Before his contact with the hospital, Dr. Sayer (Robin Williams) conducted ............ research. Later, with the group of encephalitis patients, his research was ............................... because:
Was the informed consent referring to Leonard’s (Robert de Niro’s) treatment before he was “awake” correct?
Public health research seeks indicators of population groups and not of specific individuals. Has a scene in this movie reminded you of this type of research?
The results of the evaluations have been very positive in that all the students have always exceeded the usual standards, and higher grades have been predominant. Over these ten years of experience, the percentage of students with a grade above 7 (on a scale of 10) has varied between 64 and 98%.
Because of these good academic results, which have acted as a stimulus for newly-arrived students, and the type of activity that it is, this course has been highly rated by the authorities at our university and has been considered a model activity for new students so they can better adapt to the university and to the educational project of the centre.
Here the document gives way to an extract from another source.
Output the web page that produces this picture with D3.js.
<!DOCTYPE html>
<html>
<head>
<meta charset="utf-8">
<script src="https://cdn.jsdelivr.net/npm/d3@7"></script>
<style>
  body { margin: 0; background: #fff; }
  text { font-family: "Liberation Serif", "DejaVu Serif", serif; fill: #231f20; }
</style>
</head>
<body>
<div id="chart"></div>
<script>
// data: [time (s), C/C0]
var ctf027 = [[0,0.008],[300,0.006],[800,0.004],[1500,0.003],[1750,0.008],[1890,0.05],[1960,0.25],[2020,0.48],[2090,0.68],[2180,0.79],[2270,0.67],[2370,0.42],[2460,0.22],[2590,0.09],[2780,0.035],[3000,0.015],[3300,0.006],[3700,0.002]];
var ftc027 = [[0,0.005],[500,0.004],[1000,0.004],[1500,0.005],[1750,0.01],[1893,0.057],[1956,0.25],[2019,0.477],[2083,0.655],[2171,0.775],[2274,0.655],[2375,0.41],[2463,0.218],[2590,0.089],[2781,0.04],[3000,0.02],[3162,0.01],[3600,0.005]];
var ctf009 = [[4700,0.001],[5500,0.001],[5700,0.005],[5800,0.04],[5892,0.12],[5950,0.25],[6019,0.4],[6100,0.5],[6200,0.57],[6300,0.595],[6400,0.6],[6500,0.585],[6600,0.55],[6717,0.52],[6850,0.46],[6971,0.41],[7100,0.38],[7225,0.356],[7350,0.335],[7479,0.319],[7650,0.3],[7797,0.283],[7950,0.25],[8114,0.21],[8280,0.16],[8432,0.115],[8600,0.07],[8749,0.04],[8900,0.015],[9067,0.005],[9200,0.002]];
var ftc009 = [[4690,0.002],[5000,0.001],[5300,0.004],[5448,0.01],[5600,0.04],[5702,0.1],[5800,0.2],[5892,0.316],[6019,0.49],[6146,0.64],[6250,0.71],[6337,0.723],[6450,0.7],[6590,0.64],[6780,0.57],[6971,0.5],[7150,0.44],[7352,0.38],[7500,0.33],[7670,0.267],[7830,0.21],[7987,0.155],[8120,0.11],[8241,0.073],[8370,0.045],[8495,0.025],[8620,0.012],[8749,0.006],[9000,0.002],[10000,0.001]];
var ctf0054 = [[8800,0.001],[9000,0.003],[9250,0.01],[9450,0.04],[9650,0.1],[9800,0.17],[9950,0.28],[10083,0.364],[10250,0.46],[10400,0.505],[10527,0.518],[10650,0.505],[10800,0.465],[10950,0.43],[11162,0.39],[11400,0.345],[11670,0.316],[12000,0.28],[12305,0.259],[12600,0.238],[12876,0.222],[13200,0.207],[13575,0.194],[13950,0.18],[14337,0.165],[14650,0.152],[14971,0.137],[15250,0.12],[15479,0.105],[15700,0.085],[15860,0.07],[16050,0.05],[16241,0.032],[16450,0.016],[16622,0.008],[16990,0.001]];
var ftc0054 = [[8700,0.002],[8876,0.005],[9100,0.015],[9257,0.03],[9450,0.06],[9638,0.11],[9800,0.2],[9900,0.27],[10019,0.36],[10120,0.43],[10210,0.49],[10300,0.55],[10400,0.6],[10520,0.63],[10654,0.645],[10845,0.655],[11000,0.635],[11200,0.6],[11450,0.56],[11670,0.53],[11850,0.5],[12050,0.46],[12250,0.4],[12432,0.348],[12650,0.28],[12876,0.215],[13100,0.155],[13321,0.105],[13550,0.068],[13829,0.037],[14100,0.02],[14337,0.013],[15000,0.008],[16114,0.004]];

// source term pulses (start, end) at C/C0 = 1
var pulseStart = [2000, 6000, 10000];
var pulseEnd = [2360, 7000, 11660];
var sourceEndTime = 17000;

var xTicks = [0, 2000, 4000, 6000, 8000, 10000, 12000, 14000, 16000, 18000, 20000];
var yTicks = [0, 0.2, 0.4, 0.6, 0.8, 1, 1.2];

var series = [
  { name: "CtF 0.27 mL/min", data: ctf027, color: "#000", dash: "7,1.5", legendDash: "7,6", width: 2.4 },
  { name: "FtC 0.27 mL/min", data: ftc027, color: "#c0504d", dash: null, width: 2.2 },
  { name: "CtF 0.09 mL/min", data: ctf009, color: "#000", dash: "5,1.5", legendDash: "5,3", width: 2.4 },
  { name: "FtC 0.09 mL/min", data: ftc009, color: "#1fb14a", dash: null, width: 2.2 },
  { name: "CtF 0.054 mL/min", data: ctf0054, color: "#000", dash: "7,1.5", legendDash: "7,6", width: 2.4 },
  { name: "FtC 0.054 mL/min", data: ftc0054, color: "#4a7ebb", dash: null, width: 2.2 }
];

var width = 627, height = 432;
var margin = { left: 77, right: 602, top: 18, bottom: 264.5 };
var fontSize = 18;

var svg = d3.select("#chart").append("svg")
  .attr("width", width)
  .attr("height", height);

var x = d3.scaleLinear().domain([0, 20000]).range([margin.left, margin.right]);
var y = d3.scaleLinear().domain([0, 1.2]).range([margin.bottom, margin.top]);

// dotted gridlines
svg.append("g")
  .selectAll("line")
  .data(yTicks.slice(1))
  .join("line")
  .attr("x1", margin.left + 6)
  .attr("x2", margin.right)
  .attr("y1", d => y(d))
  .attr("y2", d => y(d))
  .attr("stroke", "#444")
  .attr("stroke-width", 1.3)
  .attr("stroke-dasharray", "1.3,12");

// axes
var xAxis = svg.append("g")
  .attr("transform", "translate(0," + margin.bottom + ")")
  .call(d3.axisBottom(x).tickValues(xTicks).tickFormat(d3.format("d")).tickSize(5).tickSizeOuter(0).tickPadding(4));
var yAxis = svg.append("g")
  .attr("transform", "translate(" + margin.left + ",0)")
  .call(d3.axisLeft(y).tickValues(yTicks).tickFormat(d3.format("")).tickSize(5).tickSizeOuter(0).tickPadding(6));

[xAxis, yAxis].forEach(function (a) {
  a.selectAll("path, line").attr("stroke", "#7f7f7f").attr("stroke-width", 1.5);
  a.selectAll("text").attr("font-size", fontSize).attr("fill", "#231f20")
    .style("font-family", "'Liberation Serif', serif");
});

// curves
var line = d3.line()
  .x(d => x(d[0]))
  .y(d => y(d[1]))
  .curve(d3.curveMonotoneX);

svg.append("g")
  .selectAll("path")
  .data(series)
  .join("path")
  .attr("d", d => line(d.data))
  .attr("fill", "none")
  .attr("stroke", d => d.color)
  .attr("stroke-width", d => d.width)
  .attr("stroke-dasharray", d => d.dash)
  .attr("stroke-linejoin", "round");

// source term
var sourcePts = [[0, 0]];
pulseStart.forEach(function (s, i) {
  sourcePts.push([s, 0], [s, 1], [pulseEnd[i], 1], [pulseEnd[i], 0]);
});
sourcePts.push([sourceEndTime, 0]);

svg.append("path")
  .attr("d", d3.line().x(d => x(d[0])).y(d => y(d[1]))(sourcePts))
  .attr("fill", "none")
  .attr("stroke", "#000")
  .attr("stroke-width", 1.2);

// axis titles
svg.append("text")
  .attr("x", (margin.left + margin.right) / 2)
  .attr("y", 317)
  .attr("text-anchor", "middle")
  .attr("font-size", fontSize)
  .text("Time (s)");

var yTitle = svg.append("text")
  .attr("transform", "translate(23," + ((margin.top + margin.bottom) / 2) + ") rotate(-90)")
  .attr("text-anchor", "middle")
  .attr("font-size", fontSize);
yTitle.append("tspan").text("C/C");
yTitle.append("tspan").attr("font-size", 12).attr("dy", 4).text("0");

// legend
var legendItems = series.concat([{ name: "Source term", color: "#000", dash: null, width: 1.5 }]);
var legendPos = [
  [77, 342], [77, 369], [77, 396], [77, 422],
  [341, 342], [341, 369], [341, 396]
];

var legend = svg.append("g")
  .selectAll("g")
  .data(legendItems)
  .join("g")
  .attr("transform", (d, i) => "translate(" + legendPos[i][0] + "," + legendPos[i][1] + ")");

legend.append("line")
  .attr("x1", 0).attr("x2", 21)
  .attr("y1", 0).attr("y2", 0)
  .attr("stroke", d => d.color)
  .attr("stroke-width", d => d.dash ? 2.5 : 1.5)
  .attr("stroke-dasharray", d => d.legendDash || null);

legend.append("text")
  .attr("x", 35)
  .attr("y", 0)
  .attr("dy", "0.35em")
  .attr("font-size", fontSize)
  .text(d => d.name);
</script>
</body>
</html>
With respect to the activity itself of using the movie, this activity has also been highly rated since it has been considered very satisfactory by students and it has been accompanied by the above-mentioned academic success. We feel that the movie is a homage to biomedical research and to the professionals involved, which helps our students to understand its importance in promoting people’s health. We would like to point out that this movie has often been cited in the Journal of Medicine and Movies for its educational potential5,6-9, and it has also been very highly regarded for the teaching of pharmacology to medical students10,11.
Recently, in a study unrelated to this article, we have reported that the academic results achieved in this beginning course, where the movie acts as a basis for evaluation, have a positive and significant relationship with the final academic results of the students. This reinforces the positive perception that we had of this course activity in general, and of the use of this movie in particular.
Finally, we believe that the specific experience discussed here, which we have carried out for ten years, confirms the potential of using commercial movies in university education, and particularly in the health sciences.